The exercise: Please output every line of the material as it stands, without the pictures.

Data section:
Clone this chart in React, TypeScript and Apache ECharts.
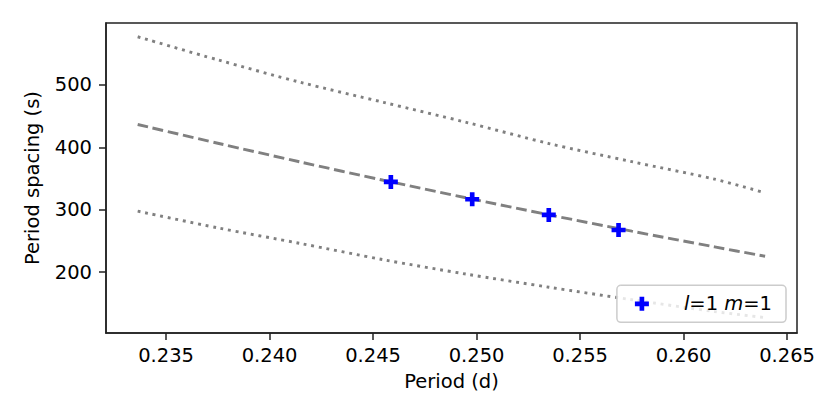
import React, { useEffect, useRef } from "react";
import * as echarts from "echarts";

const curveX = [0.23363, 0.2375, 0.2415, 0.2455, 0.2495, 0.2535, 0.2575, 0.2615, 0.26394];
const upperY = [577, 540, 504, 472, 440, 406, 377, 349, 327];
const middleY = [436.5, 406.5, 376.4, 347.2, 319.1, 291.9, 265.7, 240.5, 225.6];
const lowerY = [297.8, 271, 246, 220, 197, 176, 156, 137, 127.4];

const modeX = [0.24586, 0.24979, 0.25349, 0.25686];
const modeY = [344.6, 316.8, 291.7, 267.6];

const xTicks = [0.235, 0.24, 0.245, 0.25, 0.255, 0.26, 0.265];
const yTicks = [200, 300, 400, 500];

const plusPath = "path://M2,0H4V2H6V4H4V6H2V4H0V2H2Z";
const FONT = "DejaVu Sans";
const FS = 19.5;

export default function App() {
  const ref = useRef<HTMLDivElement>(null);
  useEffect(() => {
    if (!ref.current) return;
    document.body.style.margin = "0";
    const chart = echarts.init(ref.current, undefined, { renderer: "svg" });
    const zip = (xs: number[], ys: number[]) => xs.map((x, i) => [x, ys[i]]);
    const lineStyleBase = { color: "#808080", width: 2.9 };
    chart.setOption({
      animation: false,
      textStyle: { fontFamily: FONT },
      grid: {
        left: 106,
        top: 23,
        right: 43,
        bottom: 87,
        show: true,
        borderColor: "#222",
        borderWidth: 1.5,
        backgroundColor: "transparent",
      },
      xAxis: {
        type: "value",
        min: 0.2321,
        max: 0.26548,
        name: "Period (d)",
        nameLocation: "middle",
        nameGap: 38,
        nameTextStyle: { fontSize: FS, color: "#000", fontFamily: FONT },
        axisLine: { show: true, lineStyle: { color: "#222", width: 1.5 } },
        axisTick: { show: true, length: 7, lineStyle: { color: "#222", width: 1.5 }, customValues: xTicks },
        axisLabel: {
          fontSize: FS,
          color: "#000",
          margin: 12,
          fontFamily: FONT,
          customValues: xTicks,
          formatter: (v: number) => v.toFixed(3),
        },
        splitLine: { show: false },
      },
      yAxis: {
        type: "value",
        min: 102.7,
        max: 599,
        name: "Period spacing (s)",
        nameLocation: "middle",
        nameGap: 64,
        nameTextStyle: { fontSize: FS, color: "#000", fontFamily: FONT },
        axisLine: { show: true, lineStyle: { color: "#222", width: 1.5 } },
        axisTick: { show: true, length: 7, lineStyle: { color: "#222", width: 1.5 }, customValues: yTicks },
        axisLabel: {
          fontSize: FS,
          color: "#000",
          margin: 14,
          fontFamily: FONT,
          customValues: yTicks,
        },
        splitLine: { show: false },
      },
      legend: {
        show: true,
        data: [{ name: "l=1 m=1", icon: plusPath }],
        right: 54,
        bottom: 97.7,
        orient: "vertical",
        itemWidth: 14,
        itemHeight: 14,
        padding: [8.5, 14, 8.5, 18],
        backgroundColor: "rgba(255,255,255,0.8)",
        borderColor: "#cccccc",
        borderWidth: 1.5,
        borderRadius: 4,
        formatter: () => "{i|l}=1 {i|m}=1",
        textStyle: {
          fontSize: FS,
          color: "#000",
          fontFamily: FONT,
          padding: [0, 0, 0, 30],
          rich: {
            i: { fontStyle: "italic", fontSize: FS, color: "#000", fontFamily: FONT },
          },
        },
      },
      series: [
        {
          type: "line",
          name: "upper",
          data: zip(curveX, upperY),
          smooth: 0.3,
          showSymbol: false,
          symbol: "none",
          lineStyle: { ...lineStyleBase, type: [2.9, 4.8] },
          z: 2,
        },
        {
          type: "line",
          name: "middle",
          data: zip(curveX, middleY),
          smooth: 0.3,
          showSymbol: false,
          symbol: "none",
          lineStyle: { ...lineStyleBase, type: [10.8, 4.7] },
          z: 2,
        },
        {
          type: "line",
          name: "lower",
          data: zip(curveX, lowerY),
          smooth: 0.3,
          showSymbol: false,
          symbol: "none",
          lineStyle: { ...lineStyleBase, type: [2.9, 4.8] },
          z: 2,
        },
        {
          type: "scatter",
          name: "l=1 m=1",
          data: zip(modeX, modeY),
          symbol: plusPath,
          symbolSize: 14,
          itemStyle: { color: "#0000ff", opacity: 1 },
          z: 5,
        },
      ],
    });
    return () => chart.dispose();
  }, []);
  return <div ref={ref} style={{ width: 840, height: 420 }} />;
}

Answer to this task:
Clone this chart in React, TypeScript and Apache ECharts.
import React, { useEffect, useRef } from "react";
import * as echarts from "echarts";

const curveX = [0.23363, 0.2375, 0.2415, 0.2455, 0.2495, 0.2535, 0.2575, 0.2615, 0.26394];
const upperY = [577, 540, 504, 472, 440, 406, 377, 349, 327];
const middleY = [436.5, 406.5, 376.4, 347.2, 319.1, 291.9, 265.7, 240.5, 225.6];
const lowerY = [297.8, 271, 246, 220, 197, 176, 156, 137, 127.4];

const modeX = [0.24586, 0.24979, 0.25349, 0.25686];
const modeY = [344.6, 316.8, 291.7, 267.6];

const xTicks = [0.235, 0.24, 0.245, 0.25, 0.255, 0.26, 0.265];
const yTicks = [200, 300, 400, 500];

const plusPath = "path://M2,0H4V2H6V4H4V6H2V4H0V2H2Z";
const FONT = "DejaVu Sans";
const FS = 19.5;

export default function App() {
  const ref = useRef<HTMLDivElement>(null);
  useEffect(() => {
    if (!ref.current) return;
    document.body.style.margin = "0";
    const chart = echarts.init(ref.current, undefined, { renderer: "svg" });
    const zip = (xs: number[], ys: number[]) => xs.map((x, i) => [x, ys[i]]);
    const lineStyleBase = { color: "#808080", width: 2.9 };
    chart.setOption({
      animation: false,
      textStyle: { fontFamily: FONT },
      grid: {
        left: 106,
        top: 23,
        right: 43,
        bottom: 87,
        show: true,
        borderColor: "#222",
        borderWidth: 1.5,
        backgroundColor: "transparent",
      },
      xAxis: {
        type: "value",
        min: 0.2321,
        max: 0.26548,
        name: "Period (d)",
        nameLocation: "middle",
        nameGap: 38,
        nameTextStyle: { fontSize: FS, color: "#000", fontFamily: FONT },
        axisLine: { show: true, lineStyle: { color: "#222", width: 1.5 } },
        axisTick: { show: true, length: 7, lineStyle: { color: "#222", width: 1.5 }, customValues: xTicks },
        axisLabel: {
          fontSize: FS,
          color: "#000",
          margin: 12,
          fontFamily: FONT,
          customValues: xTicks,
          formatter: (v: number) => v.toFixed(3),
        },
        splitLine: { show: false },
      },
      yAxis: {
        type: "value",
        min: 102.7,
        max: 599,
        name: "Period spacing (s)",
        nameLocation: "middle",
        nameGap: 64,
        nameTextStyle: { fontSize: FS, color: "#000", fontFamily: FONT },
        axisLine: { show: true, lineStyle: { color: "#222", width: 1.5 } },
        axisTick: { show: true, length: 7, lineStyle: { color: "#222", width: 1.5 }, customValues: yTicks },
        axisLabel: {
          fontSize: FS,
          color: "#000",
          margin: 14,
          fontFamily: FONT,
          customValues: yTicks,
        },
        splitLine: { show: false },
      },
      legend: {
        show: true,
        data: [{ name: "l=1 m=1", icon: plusPath }],
        right: 54,
        bottom: 97.7,
        orient: "vertical",
        itemWidth: 14,
        itemHeight: 14,
        padding: [8.5, 14, 8.5, 18],
        backgroundColor: "rgba(255,255,255,0.8)",
        borderColor: "#cccccc",
        borderWidth: 1.5,
        borderRadius: 4,
        formatter: () => "{i|l}=1 {i|m}=1",
        textStyle: {
          fontSize: FS,
          color: "#000",
          fontFamily: FONT,
          padding: [0, 0, 0, 30],
          rich: {
            i: { fontStyle: "italic", fontSize: FS, color: "#000", fontFamily: FONT },
          },
        },
      },
      series: [
        {
          type: "line",
          name: "upper",
          data: zip(curveX, upperY),
          smooth: 0.3,
          showSymbol: false,
          symbol: "none",
          lineStyle: { ...lineStyleBase, type: [2.9, 4.8] },
          z: 2,
        },
        {
          type: "line",
          name: "middle",
          data: zip(curveX, middleY),
          smooth: 0.3,
          showSymbol: false,
          symbol: "none",
          lineStyle: { ...lineStyleBase, type: [10.8, 4.7] },
          z: 2,
        },
        {
          type: "line",
          name: "lower",
          data: zip(curveX, lowerY),
          smooth: 0.3,
          showSymbol: false,
          symbol: "none",
          lineStyle: { ...lineStyleBase, type: [2.9, 4.8] },
          z: 2,
        },
        {
          type: "scatter",
          name: "l=1 m=1",
          data: zip(modeX, modeY),
          symbol: plusPath,
          symbolSize: 14,
          itemStyle: { color: "#0000ff", opacity: 1 },
          z: 5,
        },
      ],
    });
    return () => chart.dispose();
  }, []);
  return <div ref={ref} style={{ width: 840, height: 420 }} />;
}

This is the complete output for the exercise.